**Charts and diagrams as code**
---+---

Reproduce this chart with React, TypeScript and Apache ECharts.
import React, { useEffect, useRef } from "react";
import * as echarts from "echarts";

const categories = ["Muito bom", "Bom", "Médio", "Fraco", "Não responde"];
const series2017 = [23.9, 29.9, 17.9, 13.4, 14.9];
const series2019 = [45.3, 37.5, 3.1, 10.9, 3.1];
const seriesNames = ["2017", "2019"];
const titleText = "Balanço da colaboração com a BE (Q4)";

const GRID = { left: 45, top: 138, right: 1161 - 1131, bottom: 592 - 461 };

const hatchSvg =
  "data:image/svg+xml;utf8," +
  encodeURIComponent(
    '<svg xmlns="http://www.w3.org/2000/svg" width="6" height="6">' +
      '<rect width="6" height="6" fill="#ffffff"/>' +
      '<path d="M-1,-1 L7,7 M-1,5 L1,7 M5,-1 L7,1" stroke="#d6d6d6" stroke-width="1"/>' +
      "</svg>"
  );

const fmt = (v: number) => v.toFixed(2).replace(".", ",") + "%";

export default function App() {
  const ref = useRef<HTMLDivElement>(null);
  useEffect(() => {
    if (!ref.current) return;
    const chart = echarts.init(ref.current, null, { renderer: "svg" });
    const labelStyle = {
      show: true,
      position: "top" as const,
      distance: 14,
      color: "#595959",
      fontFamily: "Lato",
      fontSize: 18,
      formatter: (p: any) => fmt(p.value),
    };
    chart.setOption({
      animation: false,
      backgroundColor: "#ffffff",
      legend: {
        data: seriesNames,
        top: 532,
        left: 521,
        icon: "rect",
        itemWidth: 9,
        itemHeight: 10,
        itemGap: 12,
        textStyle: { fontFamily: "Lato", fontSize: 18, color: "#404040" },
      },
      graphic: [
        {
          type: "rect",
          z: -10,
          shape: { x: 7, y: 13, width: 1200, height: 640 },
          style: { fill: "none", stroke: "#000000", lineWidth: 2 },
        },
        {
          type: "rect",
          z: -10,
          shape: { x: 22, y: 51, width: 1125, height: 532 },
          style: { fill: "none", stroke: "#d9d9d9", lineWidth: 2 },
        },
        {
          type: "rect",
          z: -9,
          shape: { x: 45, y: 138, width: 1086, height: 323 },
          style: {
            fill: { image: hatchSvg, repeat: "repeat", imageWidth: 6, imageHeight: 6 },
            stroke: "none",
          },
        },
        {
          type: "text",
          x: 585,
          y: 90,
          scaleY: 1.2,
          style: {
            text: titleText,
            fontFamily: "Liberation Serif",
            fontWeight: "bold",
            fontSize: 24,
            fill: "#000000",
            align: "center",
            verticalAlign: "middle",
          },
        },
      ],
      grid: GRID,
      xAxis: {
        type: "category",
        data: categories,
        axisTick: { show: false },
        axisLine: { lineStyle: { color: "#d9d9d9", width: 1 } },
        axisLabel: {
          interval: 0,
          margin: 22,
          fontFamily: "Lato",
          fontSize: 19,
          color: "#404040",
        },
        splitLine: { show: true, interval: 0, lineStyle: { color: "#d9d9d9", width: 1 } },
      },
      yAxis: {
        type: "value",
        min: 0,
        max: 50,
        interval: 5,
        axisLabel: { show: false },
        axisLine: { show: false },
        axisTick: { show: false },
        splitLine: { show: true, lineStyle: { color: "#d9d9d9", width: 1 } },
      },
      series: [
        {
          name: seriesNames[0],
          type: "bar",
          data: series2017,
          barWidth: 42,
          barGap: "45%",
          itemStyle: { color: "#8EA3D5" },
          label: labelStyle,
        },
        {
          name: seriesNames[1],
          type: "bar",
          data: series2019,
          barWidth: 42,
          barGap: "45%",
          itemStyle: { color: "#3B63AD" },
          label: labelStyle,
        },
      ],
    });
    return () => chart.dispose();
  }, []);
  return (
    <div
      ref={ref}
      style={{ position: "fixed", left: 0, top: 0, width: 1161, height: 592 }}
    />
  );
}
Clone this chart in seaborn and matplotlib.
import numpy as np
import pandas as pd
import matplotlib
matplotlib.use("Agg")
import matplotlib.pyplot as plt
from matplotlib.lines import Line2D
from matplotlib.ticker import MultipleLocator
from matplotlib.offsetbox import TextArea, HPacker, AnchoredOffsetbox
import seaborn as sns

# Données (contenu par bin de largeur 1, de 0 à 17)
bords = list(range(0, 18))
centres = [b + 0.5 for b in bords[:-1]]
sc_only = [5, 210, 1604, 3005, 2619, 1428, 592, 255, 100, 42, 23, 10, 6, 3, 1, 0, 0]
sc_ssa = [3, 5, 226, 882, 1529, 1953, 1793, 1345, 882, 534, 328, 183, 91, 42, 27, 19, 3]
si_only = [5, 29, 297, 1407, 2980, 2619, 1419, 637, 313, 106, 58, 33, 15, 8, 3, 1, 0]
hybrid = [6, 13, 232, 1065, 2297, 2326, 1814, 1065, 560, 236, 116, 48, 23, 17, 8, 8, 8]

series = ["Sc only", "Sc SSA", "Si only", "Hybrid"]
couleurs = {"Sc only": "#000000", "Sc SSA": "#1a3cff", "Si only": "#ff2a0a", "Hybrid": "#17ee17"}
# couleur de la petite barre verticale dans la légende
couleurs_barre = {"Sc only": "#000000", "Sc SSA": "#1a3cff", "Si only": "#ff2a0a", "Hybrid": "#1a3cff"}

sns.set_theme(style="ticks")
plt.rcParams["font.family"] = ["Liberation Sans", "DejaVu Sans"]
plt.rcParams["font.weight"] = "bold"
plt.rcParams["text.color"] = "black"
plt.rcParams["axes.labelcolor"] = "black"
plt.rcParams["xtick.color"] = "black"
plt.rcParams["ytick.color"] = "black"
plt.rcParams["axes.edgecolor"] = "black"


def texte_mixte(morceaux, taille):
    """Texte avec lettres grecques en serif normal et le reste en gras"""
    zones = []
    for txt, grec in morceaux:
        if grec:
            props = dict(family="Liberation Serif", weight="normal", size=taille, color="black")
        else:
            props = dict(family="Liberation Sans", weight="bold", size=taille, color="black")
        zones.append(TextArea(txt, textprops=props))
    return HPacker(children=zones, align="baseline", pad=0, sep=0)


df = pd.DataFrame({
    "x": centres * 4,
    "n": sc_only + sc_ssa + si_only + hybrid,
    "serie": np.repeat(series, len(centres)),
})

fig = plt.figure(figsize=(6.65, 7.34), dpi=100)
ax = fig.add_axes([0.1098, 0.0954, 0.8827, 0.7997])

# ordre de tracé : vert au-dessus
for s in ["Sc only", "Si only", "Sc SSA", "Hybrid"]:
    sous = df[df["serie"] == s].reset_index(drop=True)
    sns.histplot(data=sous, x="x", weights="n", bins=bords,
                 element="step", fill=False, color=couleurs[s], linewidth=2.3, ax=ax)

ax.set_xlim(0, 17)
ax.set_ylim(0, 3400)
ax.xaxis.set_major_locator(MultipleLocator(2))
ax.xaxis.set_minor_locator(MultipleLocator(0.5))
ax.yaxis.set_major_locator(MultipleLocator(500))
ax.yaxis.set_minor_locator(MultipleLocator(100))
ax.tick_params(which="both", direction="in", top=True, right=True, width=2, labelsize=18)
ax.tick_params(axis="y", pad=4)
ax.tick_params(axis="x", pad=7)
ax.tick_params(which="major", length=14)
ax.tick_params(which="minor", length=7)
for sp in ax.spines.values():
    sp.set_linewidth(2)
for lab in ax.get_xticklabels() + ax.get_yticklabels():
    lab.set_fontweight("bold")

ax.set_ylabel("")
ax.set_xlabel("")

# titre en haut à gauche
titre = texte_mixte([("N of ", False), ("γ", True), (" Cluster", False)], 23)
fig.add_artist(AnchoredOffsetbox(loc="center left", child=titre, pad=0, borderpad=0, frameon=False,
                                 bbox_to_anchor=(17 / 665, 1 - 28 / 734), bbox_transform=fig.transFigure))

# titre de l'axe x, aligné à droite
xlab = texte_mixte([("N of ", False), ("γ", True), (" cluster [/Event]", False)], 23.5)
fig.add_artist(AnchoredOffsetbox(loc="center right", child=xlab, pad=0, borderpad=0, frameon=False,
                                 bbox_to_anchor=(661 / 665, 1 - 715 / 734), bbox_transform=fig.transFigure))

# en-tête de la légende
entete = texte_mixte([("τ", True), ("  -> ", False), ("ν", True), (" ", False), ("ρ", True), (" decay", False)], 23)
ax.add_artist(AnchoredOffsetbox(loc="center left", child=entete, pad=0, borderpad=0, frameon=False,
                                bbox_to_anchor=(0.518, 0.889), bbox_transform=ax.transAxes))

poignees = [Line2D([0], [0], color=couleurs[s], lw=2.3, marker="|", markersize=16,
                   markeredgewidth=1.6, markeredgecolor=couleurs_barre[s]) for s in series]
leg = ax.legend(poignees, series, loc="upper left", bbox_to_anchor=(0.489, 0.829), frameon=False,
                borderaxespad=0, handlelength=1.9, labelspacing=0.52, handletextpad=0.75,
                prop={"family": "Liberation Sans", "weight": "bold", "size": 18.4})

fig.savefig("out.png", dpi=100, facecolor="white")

---+---

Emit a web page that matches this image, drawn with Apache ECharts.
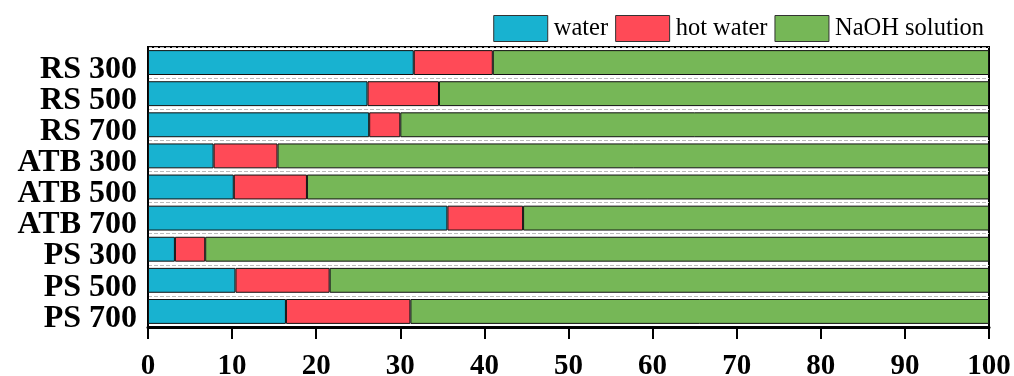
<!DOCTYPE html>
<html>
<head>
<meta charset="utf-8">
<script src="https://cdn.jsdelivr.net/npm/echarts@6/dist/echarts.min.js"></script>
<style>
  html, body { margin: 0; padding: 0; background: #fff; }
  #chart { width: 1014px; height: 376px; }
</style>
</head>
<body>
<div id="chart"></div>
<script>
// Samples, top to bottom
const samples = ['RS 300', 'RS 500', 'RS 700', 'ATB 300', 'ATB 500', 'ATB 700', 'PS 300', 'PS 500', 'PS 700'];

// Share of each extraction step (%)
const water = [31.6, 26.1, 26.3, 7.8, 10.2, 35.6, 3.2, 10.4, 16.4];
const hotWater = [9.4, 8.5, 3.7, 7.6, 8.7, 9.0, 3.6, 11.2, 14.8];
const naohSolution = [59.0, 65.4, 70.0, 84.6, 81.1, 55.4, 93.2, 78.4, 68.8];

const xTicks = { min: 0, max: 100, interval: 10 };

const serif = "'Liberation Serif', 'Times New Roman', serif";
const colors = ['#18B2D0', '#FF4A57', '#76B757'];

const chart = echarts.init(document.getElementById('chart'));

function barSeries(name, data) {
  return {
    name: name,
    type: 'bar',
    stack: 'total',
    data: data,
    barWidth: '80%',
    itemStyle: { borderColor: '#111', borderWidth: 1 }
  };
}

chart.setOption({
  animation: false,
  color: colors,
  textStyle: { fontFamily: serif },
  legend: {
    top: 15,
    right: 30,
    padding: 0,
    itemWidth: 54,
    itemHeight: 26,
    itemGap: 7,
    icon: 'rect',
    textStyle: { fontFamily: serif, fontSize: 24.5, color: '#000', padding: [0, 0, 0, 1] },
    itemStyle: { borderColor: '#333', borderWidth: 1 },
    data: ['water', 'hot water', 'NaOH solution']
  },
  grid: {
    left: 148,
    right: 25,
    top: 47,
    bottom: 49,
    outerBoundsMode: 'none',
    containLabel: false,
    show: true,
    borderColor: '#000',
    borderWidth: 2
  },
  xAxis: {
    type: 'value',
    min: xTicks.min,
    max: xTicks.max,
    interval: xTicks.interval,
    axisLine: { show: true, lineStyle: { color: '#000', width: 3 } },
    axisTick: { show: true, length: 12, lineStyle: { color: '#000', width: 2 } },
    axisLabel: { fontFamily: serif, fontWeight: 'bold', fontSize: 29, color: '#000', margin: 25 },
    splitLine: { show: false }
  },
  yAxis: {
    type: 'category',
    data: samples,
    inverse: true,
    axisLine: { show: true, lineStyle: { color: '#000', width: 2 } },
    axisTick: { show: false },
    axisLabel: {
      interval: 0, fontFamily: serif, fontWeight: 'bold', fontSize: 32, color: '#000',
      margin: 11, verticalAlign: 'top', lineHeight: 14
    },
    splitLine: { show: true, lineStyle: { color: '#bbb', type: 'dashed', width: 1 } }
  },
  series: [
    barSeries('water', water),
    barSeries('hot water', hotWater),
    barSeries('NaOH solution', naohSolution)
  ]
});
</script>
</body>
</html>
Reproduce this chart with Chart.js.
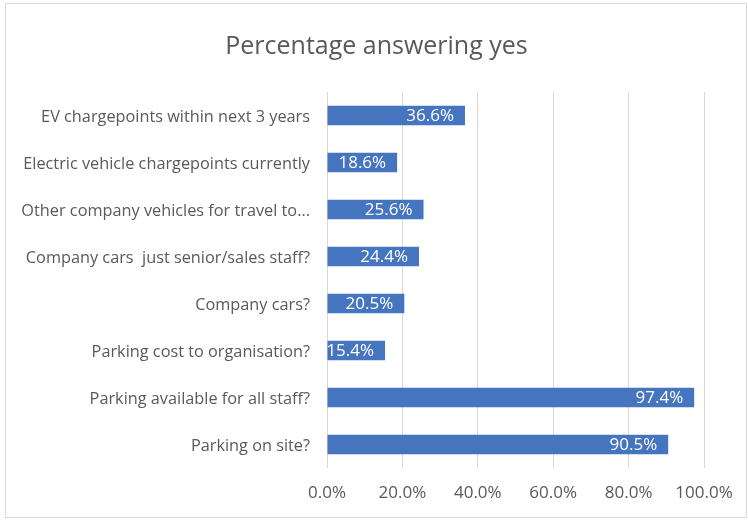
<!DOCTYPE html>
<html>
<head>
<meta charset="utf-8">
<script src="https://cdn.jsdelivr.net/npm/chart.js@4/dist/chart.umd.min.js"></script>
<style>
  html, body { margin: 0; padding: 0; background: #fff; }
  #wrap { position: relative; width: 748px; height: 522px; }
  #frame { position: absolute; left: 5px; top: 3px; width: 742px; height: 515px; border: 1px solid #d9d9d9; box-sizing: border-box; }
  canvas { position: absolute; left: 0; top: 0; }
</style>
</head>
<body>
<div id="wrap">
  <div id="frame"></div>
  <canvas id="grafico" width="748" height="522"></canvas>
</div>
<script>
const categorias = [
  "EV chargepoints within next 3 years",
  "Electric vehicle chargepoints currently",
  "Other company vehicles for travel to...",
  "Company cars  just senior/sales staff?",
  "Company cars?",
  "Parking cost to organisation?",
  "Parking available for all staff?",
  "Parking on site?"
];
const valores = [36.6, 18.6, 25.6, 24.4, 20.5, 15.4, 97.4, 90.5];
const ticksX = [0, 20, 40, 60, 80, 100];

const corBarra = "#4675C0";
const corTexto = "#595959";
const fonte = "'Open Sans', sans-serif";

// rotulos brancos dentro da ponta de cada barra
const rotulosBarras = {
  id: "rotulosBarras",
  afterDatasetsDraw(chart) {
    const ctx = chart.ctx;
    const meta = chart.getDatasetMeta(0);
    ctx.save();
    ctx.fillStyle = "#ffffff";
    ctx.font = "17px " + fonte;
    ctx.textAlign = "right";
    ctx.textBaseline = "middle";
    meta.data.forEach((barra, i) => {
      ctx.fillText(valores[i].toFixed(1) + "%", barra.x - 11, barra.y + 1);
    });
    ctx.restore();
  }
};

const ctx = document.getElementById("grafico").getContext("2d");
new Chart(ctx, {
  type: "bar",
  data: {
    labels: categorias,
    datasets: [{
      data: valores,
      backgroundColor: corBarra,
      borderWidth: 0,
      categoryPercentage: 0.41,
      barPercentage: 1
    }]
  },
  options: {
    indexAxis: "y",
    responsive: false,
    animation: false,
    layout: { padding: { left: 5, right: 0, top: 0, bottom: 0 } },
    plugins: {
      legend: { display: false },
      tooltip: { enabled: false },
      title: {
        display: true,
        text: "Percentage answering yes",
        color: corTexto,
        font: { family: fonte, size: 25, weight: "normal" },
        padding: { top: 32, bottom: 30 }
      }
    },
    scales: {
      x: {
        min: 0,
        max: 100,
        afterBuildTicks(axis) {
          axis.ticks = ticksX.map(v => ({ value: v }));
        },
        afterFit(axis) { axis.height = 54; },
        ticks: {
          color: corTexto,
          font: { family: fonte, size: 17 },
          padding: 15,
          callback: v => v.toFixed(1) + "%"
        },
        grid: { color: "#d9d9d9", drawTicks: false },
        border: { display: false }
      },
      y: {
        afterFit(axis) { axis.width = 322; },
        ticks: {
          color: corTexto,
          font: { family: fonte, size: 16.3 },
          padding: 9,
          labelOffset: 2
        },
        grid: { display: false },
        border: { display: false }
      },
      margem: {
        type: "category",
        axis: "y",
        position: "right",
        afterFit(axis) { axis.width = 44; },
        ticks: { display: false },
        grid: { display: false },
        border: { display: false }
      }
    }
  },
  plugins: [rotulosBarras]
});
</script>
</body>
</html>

---+---

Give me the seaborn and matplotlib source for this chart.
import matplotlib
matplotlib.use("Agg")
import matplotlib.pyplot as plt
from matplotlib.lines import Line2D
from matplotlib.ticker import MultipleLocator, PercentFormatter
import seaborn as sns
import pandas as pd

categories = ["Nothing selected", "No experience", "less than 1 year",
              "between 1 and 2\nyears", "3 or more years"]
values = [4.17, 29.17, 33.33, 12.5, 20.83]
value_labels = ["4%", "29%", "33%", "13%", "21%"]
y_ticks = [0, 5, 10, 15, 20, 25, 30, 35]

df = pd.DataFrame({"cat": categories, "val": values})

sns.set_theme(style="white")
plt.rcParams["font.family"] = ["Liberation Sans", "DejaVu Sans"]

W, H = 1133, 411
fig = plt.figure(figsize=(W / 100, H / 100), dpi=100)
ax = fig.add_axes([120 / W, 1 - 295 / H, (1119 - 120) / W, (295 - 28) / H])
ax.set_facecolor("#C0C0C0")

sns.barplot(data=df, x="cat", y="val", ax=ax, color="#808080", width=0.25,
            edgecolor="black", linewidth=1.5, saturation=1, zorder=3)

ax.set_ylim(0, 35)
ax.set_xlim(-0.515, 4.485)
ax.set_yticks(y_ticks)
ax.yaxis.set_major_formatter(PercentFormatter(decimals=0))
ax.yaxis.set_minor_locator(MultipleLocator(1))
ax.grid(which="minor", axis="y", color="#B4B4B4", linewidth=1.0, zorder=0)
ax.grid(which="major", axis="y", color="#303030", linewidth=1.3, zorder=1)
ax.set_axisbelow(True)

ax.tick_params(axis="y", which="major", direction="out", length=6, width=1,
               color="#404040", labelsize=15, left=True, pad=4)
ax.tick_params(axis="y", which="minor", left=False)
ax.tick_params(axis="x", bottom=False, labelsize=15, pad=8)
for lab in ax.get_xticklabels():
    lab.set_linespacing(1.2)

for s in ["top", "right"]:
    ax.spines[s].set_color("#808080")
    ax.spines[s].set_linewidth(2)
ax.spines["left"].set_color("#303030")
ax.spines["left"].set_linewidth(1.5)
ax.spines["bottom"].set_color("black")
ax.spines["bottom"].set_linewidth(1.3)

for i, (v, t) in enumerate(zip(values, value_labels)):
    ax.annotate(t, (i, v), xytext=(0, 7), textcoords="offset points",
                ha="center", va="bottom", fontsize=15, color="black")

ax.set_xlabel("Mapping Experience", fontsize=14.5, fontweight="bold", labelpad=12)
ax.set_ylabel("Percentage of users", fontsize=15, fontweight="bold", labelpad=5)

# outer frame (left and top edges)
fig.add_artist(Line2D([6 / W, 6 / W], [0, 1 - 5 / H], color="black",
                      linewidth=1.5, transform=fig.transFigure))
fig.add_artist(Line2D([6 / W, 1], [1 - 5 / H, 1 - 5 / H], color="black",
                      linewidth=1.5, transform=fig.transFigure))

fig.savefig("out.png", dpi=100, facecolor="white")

---+---

**THE REQUEST**
Set down, word for word, the lines from the one holding "Emit a web page" through the one holding "const samples = ['RS". Skip the pictures.

**EXPECTED ANSWER**
Emit a web page that matches this image, drawn with Apache ECharts.
<!DOCTYPE html>
<html>
<head>
<meta charset="utf-8">
<script src="https://cdn.jsdelivr.net/npm/echarts@6/dist/echarts.min.js"></script>
<style>
  html, body { margin: 0; padding: 0; background: #fff; }
  #chart { width: 1014px; height: 376px; }
</style>
</head>
<body>
<div id="chart"></div>
<script>
// Samples, top to bottom
const samples = ['RS 300', 'RS 500', 'RS 700', 'ATB 300', 'ATB 500', 'ATB 700', 'PS 300', 'PS 500', 'PS 700'];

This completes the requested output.